To Rizal, this was the best option available to complete his DIAGNOSIS based on the case history of his ailing motherland. The sequel FILI on the other hand, served as the PROGNOSIS upon which a desperate and concerned doctor out of sheer patriotism wrote his prescription, an RX to Revolution. Well, how about the LA SOLIDARIDAD? “New England Journal of Medicine” is my best bet.

Some pay homage to Rizal as “the prophet and architect” of Spain’s downfall losing her colonial empire in the closing years of the nineteen century as he predicted the emergence of the United States to world power.

There is, however, in congruency if not irony that baffle even today’s generation that the FILI fictionalized revolution led by Simoun was a failure and so was Rizal. Was he not blamed for the failure of the Revolution of 1896 by rejecting the plea of Bonifacio and his Katipuneros, calling the Revolution an absurd idea? Life imitates art or vice versa.
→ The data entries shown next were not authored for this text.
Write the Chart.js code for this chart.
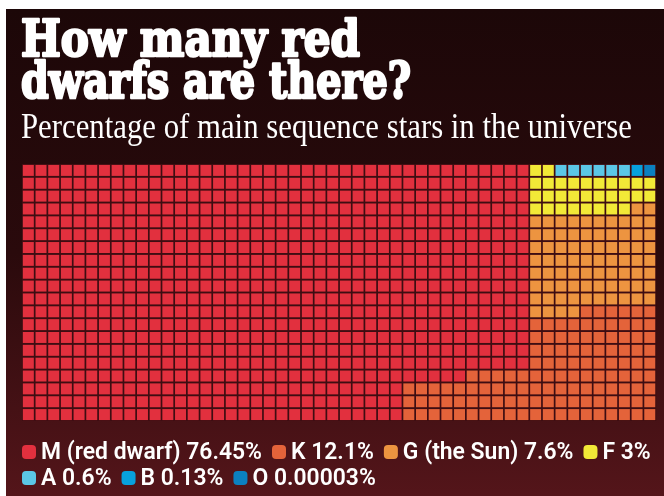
<!DOCTYPE html>
<html>
<head>
<meta charset="utf-8">
<script src="https://cdn.jsdelivr.net/npm/chart.js@4.4.1/dist/chart.umd.min.js"></script>
<style>
  html, body { margin: 0; padding: 0; background: #fff; }
  canvas { display: block; }
</style>
</head>
<body>
<canvas id="chart" width="664" height="496"></canvas>
<script>
// star classes, legend order
const starClasses = ['M (red dwarf)', 'K', 'G (the Sun)', 'F', 'A', 'B', 'O'];
const sharePercent = [76.45, 12.1, 7.6, 3, 0.6, 0.13, 0.00003];
const shareLabels = ['76.45%', '12.1%', '7.6%', '3%', '0.6%', '0.13%', '0.00003%'];
// squares per class on the 1,000-square grid as printed (O gets one so it shows)
const squareCounts = [765, 121, 76, 30, 6, 1, 1];

const classColours = ['#e2303e', '#e4633a', '#ed9440', '#f2e937', '#5bc7e6', '#07a1dd', '#0b80c0'];

const GRID_COLS = 50;
const GRID_ROWS = 20;
const SIDE_BLOCK = 10; // right-hand block that holds the smaller classes

// Smaller classes go first, smallest first: top row of the side block right to left,
// then the rest of the block row by row, then overflow into the bottom of the main field.
function buildCells() {
  const owner = [];
  for (let r = 0; r < GRID_ROWS; r++) owner.push(new Array(GRID_COLS).fill(0));
  const start = GRID_COLS - SIDE_BLOCK;
  const path = [];
  for (let c = GRID_COLS - 1; c >= start; c--) path.push([c, 0]);
  for (let r = 1; r < GRID_ROWS; r++)
    for (let c = start; c < GRID_COLS; c++) path.push([c, r]);
  for (let r = GRID_ROWS - 1; r >= 0; r--)
    for (let c = start - 1; c >= start - SIDE_BLOCK; c--) path.push([c, r]);
  let k = 0;
  for (let i = starClasses.length - 1; i >= 1; i--) {
    for (let n = 0; n < squareCounts[i]; n++) {
      const [c, r] = path[k++];
      owner[r][c] = i;
    }
  }
  const cells = [];
  for (let r = 0; r < GRID_ROWS; r++)
    for (let c = 0; c < GRID_COLS; c++) cells.push({ col: c, row: r, cls: owner[r][c] });
  return cells;
}

const cells = buildCells();

function cellRadius(ctx) {
  const area = ctx.chart.chartArea;
  if (!area) return 7.9;
  const w = area.width / GRID_COLS;
  const h = area.height / GRID_ROWS;
  return (Math.min(w, h) - 1.7) / Math.SQRT2;
}

// draw text squeezed/stretched to a given width, optionally thickened with a stroke
function fitText(ctx, text, x, y, width, weight) {
  const w = ctx.measureText(text).width;
  ctx.save();
  ctx.translate(x, y);
  ctx.scale(width / w, 1);
  if (weight) {
    ctx.lineWidth = weight;
    ctx.lineJoin = 'round';
    ctx.strokeText(text, 0, 0);
  }
  ctx.fillText(text, 0, 0);
  ctx.restore();
}

const backdrop = {
  id: 'backdrop',
  beforeDraw(chart) {
    const ctx = chart.ctx;
    const W = chart.width, H = chart.height;
    ctx.save();
    ctx.fillStyle = '#ffffff';
    ctx.fillRect(0, 0, W, H);
    const g = ctx.createLinearGradient(0, 9, 0, H);
    g.addColorStop(0, '#1c0708');
    g.addColorStop(0.5, '#2a0a0c');
    g.addColorStop(1, '#54151a');
    ctx.fillStyle = g;
    ctx.fillRect(6, 9, W - 6, H - 9);

    ctx.fillStyle = '#ffffff';
    ctx.strokeStyle = '#ffffff';
    ctx.textBaseline = 'alphabetic';
    ctx.font = 'bold 50px "DejaVu Serif"';
    fitText(ctx, 'How many red', 21, 56, 339, 2.6);
    fitText(ctx, 'dwarfs are there?', 21, 98, 390, 2.6);
    ctx.font = '35px "Liberation Serif"';
    fitText(ctx, 'Percentage of main sequence stars in the universe', 21, 138, 611);
    ctx.restore();
  },
  beforeDatasetsDraw(chart) {
    const { ctx, chartArea: a } = chart;
    ctx.save();
    ctx.fillStyle = '#3e0d12';
    ctx.fillRect(a.left, a.top, a.width, a.height);
    ctx.restore();
  },
  afterDraw(chart) {
    const ctx = chart.ctx;
    ctx.save();
    ctx.font = '600 24px Roboto';
    ctx.textBaseline = 'middle';
    const first = starClasses[0] + ' ' + shareLabels[0];
    const sx = 221 / ctx.measureText(first).width;
    const box = 14, boxGap = 5, itemGap = 10;
    const left = 22, right = 660;
    let x = left, y = 452;
    starClasses.forEach((name, i) => {
      const text = name + ' ' + shareLabels[i];
      const tw = ctx.measureText(text).width * sx;
      if (x + box + boxGap + tw > right) { x = left; y += 26; }
      ctx.fillStyle = classColours[i];
      ctx.beginPath();
      ctx.roundRect(x, y - box / 2, box, box, 4);
      ctx.fill();
      ctx.fillStyle = '#ffffff';
      ctx.save();
      ctx.translate(x + box + boxGap, y + 1);
      ctx.scale(sx, 1);
      ctx.fillText(text, 0, 0);
      ctx.restore();
      x += box + boxGap + tw + itemGap;
    });
    ctx.restore();
  }
};

new Chart(document.getElementById('chart'), {
  type: 'scatter',
  data: {
    datasets: starClasses.map((name, i) => ({
      label: name,
      data: cells.filter(c => c.cls === i).map(c => ({ x: c.col, y: c.row })),
      backgroundColor: classColours[i],
      pointBorderWidth: 0,
      pointStyle: 'rect',
      pointRadius: cellRadius,
    })),
  },
  options: {
    responsive: false,
    animation: false,
    events: [],
    layout: { padding: { left: 22, right: 6, top: 164, bottom: 75 } },
    scales: {
      x: { type: 'linear', min: -0.5, max: GRID_COLS - 0.5, display: false },
      y: { type: 'linear', min: -0.5, max: GRID_ROWS - 0.5, reverse: true, display: false },
    },
    plugins: {
      legend: { display: false },
      tooltip: { enabled: false },
    },
  },
  plugins: [backdrop],
});
</script>
</body>
</html>
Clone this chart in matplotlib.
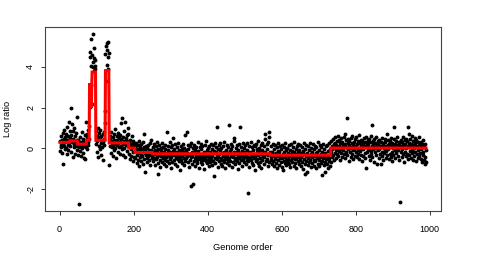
import numpy as np
import matplotlib
matplotlib.use("Agg")
import matplotlib.pyplot as plt

plt.rcParams['font.family'] = ['Liberation Sans', 'DejaVu Sans']

# ---- log ratio values, in genome order, grouped by segment ----
seg_a = [0.35, -0.12, 0.62, 0.18, 0.05, 0.41, -0.20, 0.78, 0.22, -0.75, 0.48, 0.10, 0.93, -0.05,
         0.30, 0.55, 0.02, 0.71, -0.28, 0.40, 1.05, 0.15, 0.60, -0.10, 1.30, 0.25, 0.85]
seg_b = [0.52, 0.10, 1.97, 0.65, -0.18, 1.18, 0.30, 0.88, -0.40, 0.45, 0.20, 1.02, 0.05, 0.62,
         -0.25, 0.38, 0.75, 0.12, 1.52, -0.08, 0.40]
seg_c = [0.15, -0.30, 0.42, 0.05, -2.72, 0.30, -0.12, 0.58, 0.22, -0.38, 0.10, 0.80, 0.02, 0.35,
         -0.20, 0.48, 0.12, -0.45, 0.25, 0.65, -0.53, 0.18, 0.05, 1.31]
seg_c2 = [0.55, -0.05, 0.72, 0.30, 0.90, 0.15, 0.48, 1.10]
seg_d = [4.50, 2.05, 4.72, 5.36, 3.10, 4.05, 2.20]
seg_e = [4.60, 4.00, 5.64, 4.25, 4.95, 3.80, 4.45, 4.34, 3.90, 4.05]
seg_f = [0.85, 0.20, -0.15, 0.62, 0.35, 1.00, -0.40, 0.55, 0.10, 0.75, -0.05, 0.48, 0.92, 0.25,
         -0.30, 0.60, 0.38, 0.05, 0.70, -0.55, 0.30, 0.82, 0.15, 0.45, 1.25, 1.84]
seg_g = [4.63, 3.30, 5.05, 4.10, 5.17, 4.85, 3.90, 5.21, 4.50, 4.70]
seg_h = [-0.82, 0.45, 0.10, 0.62, -0.20, 0.35, 0.80, 0.05, 0.28, -0.35, 0.55, 0.15, 0.72, -0.10,
         0.40, 0.22, 0.95, 0.00, 0.33, -0.48, 0.60, 0.18, 0.42, -0.15, 0.75, 0.25, 0.08, 0.50,
         -0.25, 0.68, 0.30, 0.12, 1.25, 0.45, -0.05, 1.48, 0.20, 0.58, -0.30, 0.38, 0.85, 0.02,
         0.27, 1.30, -0.40, 0.52, 0.15, 0.65, -0.12, 0.35, 0.70, 0.10, 1.02]
seg_i = [0.30, -0.25, 0.15, -0.50, 0.42, -0.05, 0.20, -0.35, 0.60, 0.08, -0.18, 0.35, -0.60,
         0.12, 0.25, -0.40, 0.05]
seg_j = [0.10, -0.45, -0.15, 0.25, -0.70, -0.05, -0.30, 0.15, -0.55, -0.20,
         0.35, -0.85, -0.10, 0.05, -0.40, -0.25, 0.20, -0.60, -0.02, -0.35,
         -0.15, -0.75, 0.30, 0.08, 0.72, -0.50, -0.20, -0.05, -1.15, -0.30,
         0.12, -0.45, -0.65, 0.00, -0.28, 0.18, -0.38, -0.10, -0.55, 0.25,
         -0.22, -0.80, -0.08, 0.40, -0.32, -0.15, -0.48]
seg_k = [-0.35, 0.05, -0.62, -0.18, 0.22, -0.45, -0.08, -0.80, -0.25, 0.10,
         -0.52, -0.15, 0.30, -0.40, -0.70, -1.23, -0.05, -0.32, 0.15, -0.58,
         -0.22, -0.90, 0.02, -0.38, -0.12, 0.25, -0.65, -0.28, -0.48, 0.08,
         -0.15, -0.75, -0.30, 0.18, -0.55, -0.02, -0.42, -0.85, 0.80, -0.20,
         -0.60, 0.12, -0.35, -0.10, -0.72, -0.25, 0.30, -0.50, -0.18, -0.95,
         0.05, -0.40, -0.28, -0.65, 0.15, -0.12, 0.49, -0.58, -0.32, -0.05,
         -0.78, -0.22, 0.20, -0.45, -0.15, -0.88, -0.35, 0.08, -0.52, -0.25,
         0.28, -0.62, -0.08, -0.40, -1.05, -0.18, 0.10, -0.30, -0.55, -0.02,
         -0.70, -0.38, 0.22, -0.15, -0.48, -0.82, 0.02, -0.28, 0.66, -0.60,
         -0.10, -0.45, 0.82, -0.35, -0.20, 0.15, -0.68, -0.05, -0.92, -0.30,
         0.12, -0.55, -0.25, -1.84, -0.42, 0.25, -0.15, -0.75, -0.38, 0.00,
         -1.75, -0.60, -0.22, 0.18, -0.48, -0.08, -0.85, -0.32, 0.08, -0.58,
         -0.18, -0.70, 0.30, -0.42, -0.12, -0.95, -0.28, 0.05, -0.52, -0.35,
         0.20, -0.65, -0.05, -0.40, -0.78, 0.10, -0.25, -0.55, -0.15, -1.00,
         -0.32, 0.15, -0.48, -0.20, -0.62, 0.35, -0.10, -0.72, -0.38, 0.02,
         -0.58, -0.25, -0.88, 0.12, -0.42, -0.15, -0.68, 0.22, -0.30, -0.50,
         -0.05, -0.80, -0.35, 0.18, -0.60, -0.22, -1.35, -0.12, 0.28, -0.45,
         -0.70, -0.18, 0.08, -0.52, 1.06, -0.32, -0.90, -0.02, -0.40, 0.15,
         -0.62, -0.28, -0.10, 0.25, -0.75, -0.45, 0.00, -0.55, -0.20, -0.85,
         0.10, -0.38, -0.65, -0.15, 0.30, -0.50, -0.25, -0.98, -0.08, -0.42,
         0.18, -0.72, -0.30, -0.58, 0.05, -0.20, -0.82, 1.15, -0.45, -0.12,
         -0.60, 0.22, -0.35, -0.05, -0.92, -0.28, 0.12, -0.68, -0.40, -0.18,
         0.35, 0.52, -0.55, -0.25, -0.78, 0.02, -0.48, -0.15, -0.62, 0.15,
         -0.32, -1.02, -0.08, -0.45, 0.20, -0.70, -0.22, 1.06, -0.38, -0.58,
         0.08, -0.25, -0.85, -0.12, 0.28, -0.52, -0.35, -0.65, 0.00, -0.42,
         -0.18, 0.15, -0.75, -0.30, -0.55, 0.25, -0.08, -0.62, -0.40, -2.20,
         -0.22, 0.10, -0.90, -0.45, -0.15, 0.32, -0.58, -0.28, -0.70, 0.05,
         -0.35, -0.10, -0.80, 0.18, -0.48, -0.25, -1.08, 0.12, -0.38, -0.60,
         0.22, -0.18, -0.52, -0.05, -0.72, 0.38, -0.30, -0.88, -0.12, 0.02,
         -0.45, -0.65, 0.15, -0.28, -0.95, -0.08, 0.28, -0.55, -0.35, -0.20,
         0.10, -0.78, -0.42, 0.45, -0.15, 0.70, -0.60, -0.25, 0.20, -0.50,
         -0.05, -0.85, 0.30, -0.32, 0.58, -0.68, 0.79, -0.18]
seg_l = [-0.20, -0.55, 0.10, -0.42, -0.75, -0.15, -0.35, 0.22, -0.62, -0.28,
         -0.05, -0.85, -0.40, 0.15, -0.52, -0.22, -0.70, 0.05, -0.38, -0.95,
         -0.12, 0.28, -0.58, -0.30, -0.80, -0.18, 0.12, -0.48, -0.65, -0.02,
         -0.35, -0.90, 0.18, -0.45, -1.07, -0.25, -0.60, 0.08, -0.15, -0.72,
         -0.42, 0.25, -0.55, -0.10, -0.82, -0.32, 0.02, -0.68, -0.20, -0.50,
         0.15, -0.75, -0.38, -0.08, -0.92, -0.28, 0.20, -0.58, -0.45, -0.12,
         -0.65, 0.05, -0.35, -0.85, -0.18, 0.30, -0.52, -0.25, -0.72, -0.02,
         -0.48, -0.95, 0.12, -0.30, -0.60, -0.15, 0.22, -0.78, -0.40, -0.08,
         -0.55, 0.18, -0.88, -0.22, -0.42, 0.08, -0.65, -0.32, -1.00, -0.12,
         0.25, -0.50, -0.28, -0.75, -0.05, -1.27, -0.38, 0.15, -0.62, -1.15,
         -0.20, -0.45, 0.10, -0.82, -0.35, -0.10, -0.68, 0.28, -0.55, -0.25,
         -0.90, 0.02, -0.42, -0.15, -0.72, 0.20, -0.30, -0.58, -0.05, -0.85,
         -0.38, 0.12, -0.62, -0.22, -0.98, 0.05, -0.48, -0.18, -0.75, 0.30,
         -0.32, -0.55, -0.08, -0.88, 0.15, -0.42, -0.25, -0.70, 0.08, -0.60,
         -1.28, -0.15, -0.45, 0.22, -0.80, -0.35, -0.02, -0.65, -0.20, -1.17,
         0.10, -0.52, -0.30, -0.78, 0.18, -0.40, -0.95, -0.12, -0.62, 0.25,
         -0.45, -0.85, -0.05, -0.68]
seg_m = [-0.15, 0.35, -0.42, 0.12, -0.05, 0.48, -0.30, 0.20, -0.58, 0.05,
         0.28, -0.20, 0.55, -0.10, -0.45, 0.15, 0.38, -0.28, 0.02, 0.62,
         -0.35, 0.10, -0.12, 0.42, -0.55, 0.25, -0.02, 0.50, -0.22, 0.08,
         0.32, -0.40, 0.18, -0.08, 0.58, -0.25, 0.12, 0.69, -0.48, 0.22,
         -0.15, 0.40, 0.05, 1.48, -0.32, 0.28, -0.05, 0.45, -0.60, 0.15,
         0.35, -0.18, 0.08, -0.42, 0.52, 0.00, -0.28, 0.25, 0.62, -0.10,
         0.18, -0.52, 0.30, -0.02, 0.45, -0.35, 0.12, -0.15, 0.55, 0.05,
         -0.40, 0.22, -0.08, 0.38, -0.25, 0.65, 0.02, -0.50, 0.28, -0.12,
         0.42, -0.30, 0.15, 0.00, -0.62, 0.35, -0.05, 0.20, -0.38, 0.50,
         0.08, -0.20, 0.32, -0.45, 0.58, -0.98, 0.12, 0.25, -0.15, 0.40,
         -0.08, 0.18, -0.35, 0.48, 0.02, -0.55, 0.30, -0.12, 0.62, -0.25,
         1.15, 0.10, -0.42, 0.35, -0.02, 0.22, -0.68, 0.45, 0.05, -0.18,
         0.28, -0.32, 0.55, 0.00, -0.78, 0.15, 0.38, -0.10, 0.20, -0.48,
         0.42, -0.05, 0.12, -0.28, -0.78, 0.32, 0.08, -0.15, 0.50, -0.38,
         0.18, -0.58, 0.25, 0.02, -0.22, 0.45, -0.08, 0.30, -0.45, 0.12,
         -0.12, 0.69, -0.30, 0.15, 0.40, -0.05, -0.52, 0.22, 0.05, -0.25,
         0.35, -0.40, 0.10, 0.52, -0.15, 0.28, -0.62, 0.00, 0.18, -0.32,
         0.45, 1.07, -0.08, 0.22, -0.48, 0.12, 0.38, -0.20, 0.02, 0.58,
         -0.35, 0.15, -0.10, 0.30, -0.55, 0.25, 0.05, -2.64, 0.42, -0.18,
         0.10, -0.42, 0.32, -0.02, 0.55, -0.28, 0.18, -0.65, 0.08, 0.40,
         -0.15, 0.22, -0.38, 0.48, 0.00, -0.25, 0.35, -0.50, 1.05, 0.12,
         -0.30, 0.28, 0.69, -0.12, 0.45, -0.45, 0.05, 0.20, -0.22, 0.62,
         -0.08, 0.35, -0.55, 0.15, 0.02, -0.35, 0.50, -0.18, 0.25, -0.60,
         0.10, 0.42, -0.28, 0.05, -0.45, 0.30, -0.10, 0.55, -0.38, 0.18,
         -0.20, 0.00, -0.52, 0.32, -0.05, 0.22, -0.68, 0.12, -0.30, 0.40,
         -0.15, -0.58, 0.08, -0.75, 0.20, -0.42, -0.65, -0.10]

# ---- segmentation (red line): segment lengths and mean levels ----
seg_lengths = [27, 21, 24, 8, 1, 1, 1, 1, 1, 1, 1, 10, 26, 10, 53, 17, 47, 318, 164, 258]
seg_levels = [0.30, 0.37, 0.21, 0.41, 3.2, 2.0, 3.2, 2.0, 3.2, 2.0, 3.2, 3.75, 0.40, 3.82,
              0.27, 0.02, -0.20, -0.26, -0.33, 0.02]

x_ticks = [0, 200, 400, 600, 800, 1000]
y_ticks = [-2, 0, 2, 4]
x_label = "Genome order"
y_label = "Log ratio"

log_ratio = np.array(seg_a + seg_b + seg_c + seg_c2 + seg_d + seg_e + seg_f + seg_g + seg_h
                     + seg_i + seg_j + seg_k + seg_l + seg_m)
genome_order = np.arange(1, len(log_ratio) + 1)
seg_line = np.repeat(seg_levels, seg_lengths)

W, H = 492, 256
fig = plt.figure(figsize=(W / 100, H / 100), dpi=100)
ax_l, ax_r, ax_t, ax_b = 45.3, 440.7, 26.7, 210.7
ax = fig.add_axes([ax_l / W, 1 - ax_b / H, (ax_r - ax_l) / W, (ax_b - ax_t) / H])

ax.plot(genome_order, log_ratio, 'o', color='black', markersize=2.8, markeredgewidth=0)
ax.plot(genome_order, seg_line, color='#ff0000', lw=2.2, solid_joinstyle='miter')

# R-style 4% axis padding
xr = genome_order.max() - genome_order.min()
ax.set_xlim(genome_order.min() - 0.04 * xr, genome_order.max() + 0.04 * xr)
yr = log_ratio.max() - log_ratio.min()
ax.set_ylim(log_ratio.min() - 0.04 * yr, log_ratio.max() + 0.04 * yr)

ax.set_xticks(x_ticks)
ax.set_yticks(y_ticks)
ax.set_xticklabels([str(t) for t in x_ticks])
ax.set_yticklabels([str(t) for t in y_ticks], rotation=90, va='center')
ax.tick_params(axis='both', direction='out', length=3.2, width=0.7, colors='#333333',
               labelsize=6.5, labelcolor='black')
ax.tick_params(axis='x', pad=6.8)
ax.tick_params(axis='y', pad=4.0)
for s in ax.spines.values():
    s.set_linewidth(0.8)
    s.set_color('#444444')

fig.text(243 / W, 1 - 248 / H, x_label, ha='center', va='center', fontsize=6.7)
fig.text(7.8 / W, 1 - 118.7 / H, y_label, ha='center', va='center', rotation=90, fontsize=6.7)

fig.savefig("out.png", dpi=100)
What lessons have we learned from our ugly colonial past? We experienced changing colonial masters but not colonial mentality. Speaking of colonial mentality, one bright-eyed social researcher noted with insatiable interest about the stigma or residue ingrained in our culture that is difficult to shake off. He identified this tendency as “IMSACF”SYNDROME; meaning I aM S(panish)A(merican)C(hinese)F(ilipino). He was amused to find Filipinos claiming to have foreign ancestry when there are no traces visible as Iberian, American or Caucasian features. What a classic case of Ethnic Forgery!

Pura Santillan-Castrence has beautifully crafted words, describing our countrymen who are Sunday-religious Filipinos. They are those who take confession, take communion on Sunday but the rest of the week are involved taking bribes or bribing government officials or engaged in other corrupt practices.

There are Born- again Rizalists” as well as “Born-again-Christians”.They are all “Born-again-Filipinos” who take pride being Filipino again because Pacquiao put the Philippines in the map for winning the World Boxing Title match.

To be a Filipino carries with it responsibility, awareness, pride and vigilance. Without national soul we are a nation of dead race. Yet there is a prevailing notion of self-doubt as to what really constitute a Filipino “in thought and in deed”. How sincere and proud are you as a Filipino? Any regrets?